“Who Will Be The Cupcake Queen of Wellington?” I’ll give you a hint: at the A La Mode Photography Studio’s Revamp party, it wasn’t me. I was pipped to the post by winner Hester’s delectable marshmallow frosting. But my entry raised some eyebrows with an important question: is that actually edible?
Turns out that you can now get food coloring pens, edible markers, with which you can draw on fondant. So, for a cupcake competition hosted by a photography studio, I thought I’d do some pin-up-photo themed cupcakes, pushing a pink and black food coloring pen to the limit on white fondant rectangles.
The white fondant “toppers” are perched on top of chocolate-and-rosewater cupcakes with rich swirls of chocolate-and-rosewater frosting. A little pink edible glitter is on them too, and they were served on a tray made of a frame filled with pink pinup photos from history.
You can draw on fondant as well as you can draw in real life. Just three caveats. First, there are no do-overs – what you ink is what you get. Second, the more dry/hard the fondant is, the better. And third, nobody will eat your little fondant pictures, even if you eat part of one in front of them to prove they are indeed edible.

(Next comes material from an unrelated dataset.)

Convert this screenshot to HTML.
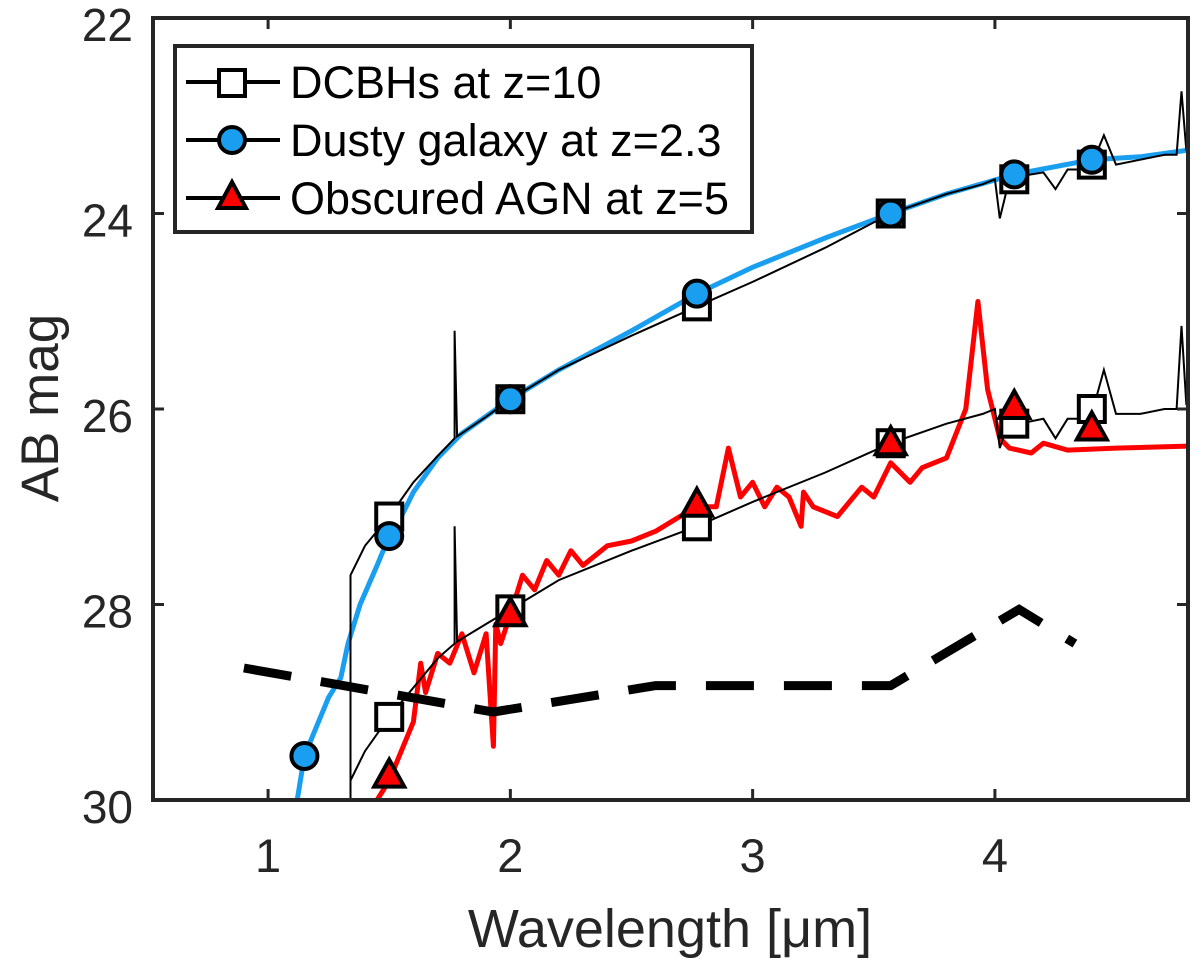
<!DOCTYPE html>
<html><head><meta charset="utf-8"><style>
body{margin:0;background:#fff;width:1200px;height:960px;overflow:hidden}
svg{display:block;font-family:"Liberation Sans",Arial,sans-serif}
</style></head><body>
<svg id="chart" width="1200" height="960"></svg>
<script>
const xTicks=[1,2,3,4];
const yTicks=[22,24,26,28,30];
const dcbhUpperX=[1.34,1.34,1.4,1.5,1.6,1.7,1.77,1.77,1.78,1.9,2,2.2,2.5,2.77,3,3.3,3.57,3.8,3.95,4.0,4.02,4.06,4.1,4.2,4.25,4.3,4.35,4.4,4.45,4.5,4.6,4.7,4.75,4.77,4.79,4.8];
const dcbhUpperY=[30,27.7,27.4,27.1,26.75,26.48,26.3,25.2,26.28,26.08,25.9,25.6,25.25,24.95,24.7,24.35,24.0,23.8,23.7,23.65,24.05,23.65,23.62,23.58,23.75,23.55,23.55,23.5,23.2,23.5,23.45,23.4,23.4,22.75,23.35,23.35];
const dcbhLowerX=[1.34,1.34,1.4,1.5,1.6,1.7,1.77,1.77,1.78,1.9,2,2.2,2.5,2.77,3,3.3,3.57,3.8,3.95,4.0,4.02,4.06,4.1,4.2,4.25,4.3,4.35,4.4,4.45,4.5,4.6,4.7,4.75,4.77,4.79,4.8];
const dcbhLowerY=[30,29.8,29.5,29.15,28.85,28.55,28.4,27.2,28.38,28.2,28.05,27.75,27.45,27.2,26.95,26.65,26.35,26.15,26.05,26.0,26.4,26.1,26.15,26.1,26.3,26.1,26.1,26.05,25.6,26.05,26.05,26.0,26.0,25.15,25.95,25.95];
const dustyX=[1.12,1.15,1.2,1.25,1.3,1.33,1.38,1.45,1.5,1.55,1.6,1.7,1.8,2,2.2,2.5,2.77,3,3.3,3.57,3.8,4.08,4.4,4.6,4.8];
const dustyY=[30,29.55,29.25,28.95,28.75,28.4,28.0,27.6,27.3,27.1,26.85,26.5,26.25,25.9,25.6,25.2,24.82,24.55,24.25,24.0,23.8,23.6,23.45,23.42,23.35];
const agnX=[1.45,1.5,1.55,1.6,1.63,1.65,1.7,1.75,1.8,1.85,1.9,1.93,1.94,1.96,2,2.05,2.1,2.15,2.2,2.25,2.3,2.4,2.5,2.6,2.7,2.77,2.85,2.9,2.95,3.0,3.05,3.1,3.15,3.2,3.21,3.25,3.35,3.45,3.5,3.57,3.65,3.7,3.8,3.88,3.93,3.97,4.02,4.06,4.15,4.2,4.3,4.5,4.8];
const agnY=[30,29.8,29.5,29.2,28.6,28.9,28.5,28.6,28.3,28.7,28.3,29.45,28.2,28.4,28.1,27.7,27.85,27.55,27.7,27.45,27.6,27.4,27.35,27.25,27.1,27.0,27.0,26.4,26.9,26.75,27.0,26.8,26.9,27.2,26.85,27.0,27.1,26.8,26.9,26.55,26.75,26.6,26.5,26.0,24.9,25.8,26.3,26.4,26.45,26.35,26.42,26.4,26.38];
const limitX=[0.9,1.93,2.6,3.57,4.1,4.33];
const limitY=[28.65,29.1,28.83,28.83,28.05,28.4];
const sqX=[1.5,2,2.77,3.57,4.08,4.4,1.5,2,2.77,3.57,4.08,4.4];
const sqY=[27.1,25.9,24.95,24.0,23.65,23.5,29.15,28.05,27.2,26.35,26.15,26.0];
const ciX=[1.15,1.5,2,2.77,3.57,4.08,4.4];
const ciY=[29.55,27.3,25.9,24.82,24.0,23.6,23.45];
const trX=[1.5,2,2.77,3.57,4.08,4.4];
const trY=[29.75,28.1,26.98,26.35,25.98,26.2];

const L=153,R=1188,T=18,B=800,X0=0.525,X1=4.797,Y0=22,Y1=30;
const sx=v=>L+(v-X0)/(X1-X0)*(R-L);
const sy=v=>T+(v-Y0)/(Y1-Y0)*(B-T);
const svg=document.getElementById('chart');
const NS='http://www.w3.org/2000/svg';
function mk(tag,attrs,parent){const e=document.createElementNS(NS,tag);for(const k in attrs)e.setAttribute(k,attrs[k]);(parent||svg).appendChild(e);return e;}
const clip=mk('clipPath',{id:'pc'});mk('rect',{x:L,y:T,width:R-L,height:B-T},clip);
const g=mk('g',{'clip-path':'url(#pc)'});


function line(xs,ys,attrs,name){const d=xs.map((x,i)=>(i?'L':'M')+sx(x).toFixed(1)+','+sy(ys[i]).toFixed(1)).join('');const p=mk('path',Object.assign({d:d,fill:'none'},attrs),g);return p;}
line(dustyX,dustyY,{stroke:'#1a9ff0','stroke-width':5},'dusty-galaxy-spectrum');
line(agnX,agnY,{stroke:'#f00','stroke-width':5,'stroke-linejoin':'round'},'obscured-agn-spectrum');
line(dcbhUpperX,dcbhUpperY,{stroke:'#000','stroke-width':2},'dcbh-upper-spectrum');
line(dcbhLowerX,dcbhLowerY,{stroke:'#000','stroke-width':2},'dcbh-lower-spectrum');
line(limitX,limitY,{stroke:'#000','stroke-width':9,'stroke-dasharray':'48,30'},'depth-limit-line');
sqX.forEach((x,i)=>{const r=mk('rect',{x:sx(x)-13,y:sy(sqY[i])-13,width:26,height:26,fill:'#fff',stroke:'#000','stroke-width':4},g);});
ciX.forEach((x,i)=>{const c=mk('circle',{cx:sx(x),cy:sy(ciY[i]),r:13,fill:'#1a9ff0',stroke:'#000','stroke-width':4},g);});
trX.forEach((x,i)=>{const cx=sx(x),cy=sy(trY[i]);const p=mk('path',{d:`M${cx},${cy-16}L${cx+15},${cy+11}L${cx-15},${cy+11}Z`,fill:'#f00',stroke:'#000','stroke-width':4,'stroke-linejoin':'miter'},g);});
const fr=mk('rect',{x:L,y:T,width:R-L,height:B-T,fill:'none',stroke:'#262626','stroke-width':4});


xTicks.forEach(v=>{mk('line',{x1:sx(v),x2:sx(v),y1:B,y2:B-11,stroke:'#262626','stroke-width':3});mk('line',{x1:sx(v),x2:sx(v),y1:T,y2:T+11,stroke:'#262626','stroke-width':3});
const t=mk('text',{x:sx(v),y:872,'text-anchor':'middle','font-size':47,fill:'#262626'});t.textContent=v;});
yTicks.forEach(v=>{mk('line',{x1:L,x2:L+11,y1:sy(v),y2:sy(v),stroke:'#262626','stroke-width':3});mk('line',{x1:R,x2:R-11,y1:sy(v),y2:sy(v),stroke:'#262626','stroke-width':3});
const t=mk('text',{x:133,y:sy(v)+23,'text-anchor':'end','font-size':46,fill:'#262626'});t.textContent=v;});
const xt=mk('text',{x:670,y:947,'text-anchor':'middle','font-size':54,fill:'#262626'});xt.textContent='Wavelength [\u03bcm]';


const yt=mk('text',{x:0,y:0,'text-anchor':'middle','font-size':53,fill:'#262626',transform:'translate(58,408) rotate(-90)'});yt.textContent='AB mag';


const lg=mk('g',{});


mk('rect',{x:175,y:46,width:577,height:186,fill:'#fff',stroke:'#262626','stroke-width':4},lg);
const entries=[['DCBHs at z=10','sq'],['Dusty galaxy at z=2.3','ci'],['Obscured AGN at z=5','tr']];
entries.forEach((e,i)=>{const y=82+i*58;const eg=mk('g',{},lg);


mk('line',{x1:186,x2:280,y1:y,y2:y,stroke:'#000','stroke-width':4},eg);
if(e[1]=='sq')mk('rect',{x:219,y:y-12,width:26,height:26,fill:'#fff',stroke:'#000','stroke-width':4},eg);
if(e[1]=='ci')mk('circle',{cx:232,cy:y,r:13,fill:'#1a9ff0',stroke:'#000','stroke-width':4},eg);
if(e[1]=='tr')mk('path',{d:`M232,${y-16}L246,${y+10}L218,${y+10}Z`,fill:'#f00',stroke:'#000','stroke-width':4},eg);
const t=mk('text',{x:290,y:y+16,'font-size':45,fill:'#000'},eg);t.textContent=e[0];});
</script>
</body></html>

There is a fondant Uncanny Valley. A small fondant item, like a heart or rose, gets eaten, even if it’s fluorescent orange. Large fondant ornaments or wrappers are frankly removed and discarded. But a medium-sized fondant topper is a bit too much fondant to eat but manageable enough that people feel weird about throwing it away. Perhaps if I had used more food-like colors, such as brown ink on cream fondant, these cupcake toppers would have seemed tastier.
When I left the cupcake contest, children were using the fondant pictures as trading cards.